Tensorflow program that learns to play chess via Reinforcement Learning. Check out the design blog and demo!
This program learns to play chess via reinforcement learning. The action-value functions are learned by training a neural network on the total return of randomly-initialized board states, determined by Monte Carlo simulations. The program follows an epsilon-greedy policy based on the most current action-value function approximations. As of v1.0.1, each training step is trained on batches of full-depth Monte Carlo simulations. The model architecture has two hidden layers, though this can be easily expanded or even updated to a convolutional architecture (to be included in a future release).
The game's basic rules are encoded in pieces.py and the board state parameters are defined in state.py. Once a proper action-value function is converged upon, it can be implemented with a greedy policy for purposes of gameplay. The program test_bench.py is included for validating trained model performance against a benchmark policy.
- Install Tensorflow [1]
- Set user-defined parameters in command line.
usage: main.py [-h] [-t TRAINSTEPS] [-u HIDUNITS] [-r LEARNRATE]
[-b BATCHSIZE] [-m MAXMOVES] [-e EPSILON] [-v VISUALIZE]
[-p PRINT] [-a ALGEBRAIC] [-l LOADFILE] [-rd ROOTDIR]
[-sd SAVEDIR] [-ld LOADDIR]
optional arguments:
-h, --help show this help message and exit
-t TRAINSTEPS, --trainsteps TRAINSTEPS
Number of training steps (Default 1000)
-u HIDUNITS, --hidunits HIDUNITS
Number of hidden units (Default 100)
-r LEARNRATE, --learnrate LEARNRATE
Learning rate (Default 0.001)
-b BATCHSIZE, --batchsize BATCHSIZE
Batch size (Default 32)
-m MAXMOVES, --maxmoves MAXMOVES
Maximum moves for MC simulations (Default 100)
-e EPSILON, --epsilon EPSILON
Epsilon-greedy policy evaluation (Default 0.2)
-v VISUALIZE, --visualize VISUALIZE
Visualize game board? (Default False)
-p PRINT, --print PRINT
Print moves? (Default False)
-a ALGEBRAIC, --algebraic ALGEBRAIC
Print moves in algebraic notation? (Default False)
-l LOADFILE, --loadfile LOADFILE
Load model from saved checkpoint? (Default False)
-rd ROOTDIR, --rootdir ROOTDIR
Root directory for project
-sd SAVEDIR, --savedir SAVEDIR
Save directory for project
-ld LOADDIR, --loaddir LOADDIR
Load directory for project
- Run main.py. (2)
- (Optional) Run Tensorboard to visualize learning. (3)
- (Optional) Run test_bench.py to compare model performance against a benchmark. At the current time, the benchmark is a random policy, however future releases will allow the user to load other benchmark models. (4)

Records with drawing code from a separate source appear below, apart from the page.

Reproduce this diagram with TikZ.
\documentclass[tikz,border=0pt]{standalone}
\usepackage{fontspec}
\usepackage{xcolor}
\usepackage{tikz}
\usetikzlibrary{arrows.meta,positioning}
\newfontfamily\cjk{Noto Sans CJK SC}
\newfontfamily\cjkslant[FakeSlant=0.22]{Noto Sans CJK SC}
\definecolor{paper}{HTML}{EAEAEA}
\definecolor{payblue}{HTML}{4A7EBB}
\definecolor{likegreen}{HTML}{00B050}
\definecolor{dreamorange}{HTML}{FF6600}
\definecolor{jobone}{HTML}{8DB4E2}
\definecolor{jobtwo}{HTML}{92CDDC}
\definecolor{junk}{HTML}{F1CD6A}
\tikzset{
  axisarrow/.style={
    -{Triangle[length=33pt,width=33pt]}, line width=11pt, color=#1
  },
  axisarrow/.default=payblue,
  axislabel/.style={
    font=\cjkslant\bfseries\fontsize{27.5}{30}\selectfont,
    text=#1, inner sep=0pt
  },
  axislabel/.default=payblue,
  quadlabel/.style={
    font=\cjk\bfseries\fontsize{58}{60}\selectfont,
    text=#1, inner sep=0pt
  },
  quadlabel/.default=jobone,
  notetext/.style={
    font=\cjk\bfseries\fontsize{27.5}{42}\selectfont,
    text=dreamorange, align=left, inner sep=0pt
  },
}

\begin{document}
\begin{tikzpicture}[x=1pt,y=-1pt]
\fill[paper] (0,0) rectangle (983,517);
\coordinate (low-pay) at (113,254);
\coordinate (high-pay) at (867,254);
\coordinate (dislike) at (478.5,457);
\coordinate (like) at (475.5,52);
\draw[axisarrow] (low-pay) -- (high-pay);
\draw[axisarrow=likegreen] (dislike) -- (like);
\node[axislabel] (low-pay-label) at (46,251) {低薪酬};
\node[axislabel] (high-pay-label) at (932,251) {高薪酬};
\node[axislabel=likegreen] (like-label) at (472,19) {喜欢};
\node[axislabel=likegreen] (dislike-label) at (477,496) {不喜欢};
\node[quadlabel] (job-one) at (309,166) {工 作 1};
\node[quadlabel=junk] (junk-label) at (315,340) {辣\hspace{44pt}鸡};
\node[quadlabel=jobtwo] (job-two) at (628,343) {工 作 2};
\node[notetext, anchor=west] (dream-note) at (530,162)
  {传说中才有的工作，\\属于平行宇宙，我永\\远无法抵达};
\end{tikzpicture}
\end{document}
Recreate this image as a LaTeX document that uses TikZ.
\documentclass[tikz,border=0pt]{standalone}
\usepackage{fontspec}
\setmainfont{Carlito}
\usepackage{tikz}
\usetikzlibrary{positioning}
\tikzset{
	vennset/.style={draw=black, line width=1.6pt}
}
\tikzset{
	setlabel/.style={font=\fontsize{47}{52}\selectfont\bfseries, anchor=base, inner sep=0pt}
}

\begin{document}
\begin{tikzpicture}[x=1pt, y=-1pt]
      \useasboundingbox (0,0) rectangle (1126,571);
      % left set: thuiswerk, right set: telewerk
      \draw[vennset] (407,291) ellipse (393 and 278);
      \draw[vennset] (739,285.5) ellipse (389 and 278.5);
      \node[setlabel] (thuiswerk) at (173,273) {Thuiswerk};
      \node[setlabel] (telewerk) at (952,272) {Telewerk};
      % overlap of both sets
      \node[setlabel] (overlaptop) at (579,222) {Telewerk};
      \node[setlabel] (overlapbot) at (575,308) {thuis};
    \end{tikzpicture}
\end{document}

The following is a sample output for data visualization in the terminal or command prompt:
v1.0.3: Added argparse support for command-line program initiation.
v1.0.2: Included support for game visualization and move printing in chess or longhand notation.
v1.0.1: Bug fixes and support for large training batches. Added test bench program for analysis.
v1.0.0: Beta version.
(1) This program was built on Python 3.6 and Tensorflow 1.5.
(2) The terminal display includes the current step, training loss, percent completion, and time remaining. Training games may be visualized based on user-defined settings above. The current model is saved at each time step.
(3) Upon completion of training, training loss at each step is written to an output .txt file for analysis.
(4) This program outputs training progress and mean outcome in the terminal (where outcomes are -1 for loss, 0 for draw, 1 for win). This information is saved to an output .txt file for subsequent statistical analysis. Testing games may be visualized based on user-defined settings above.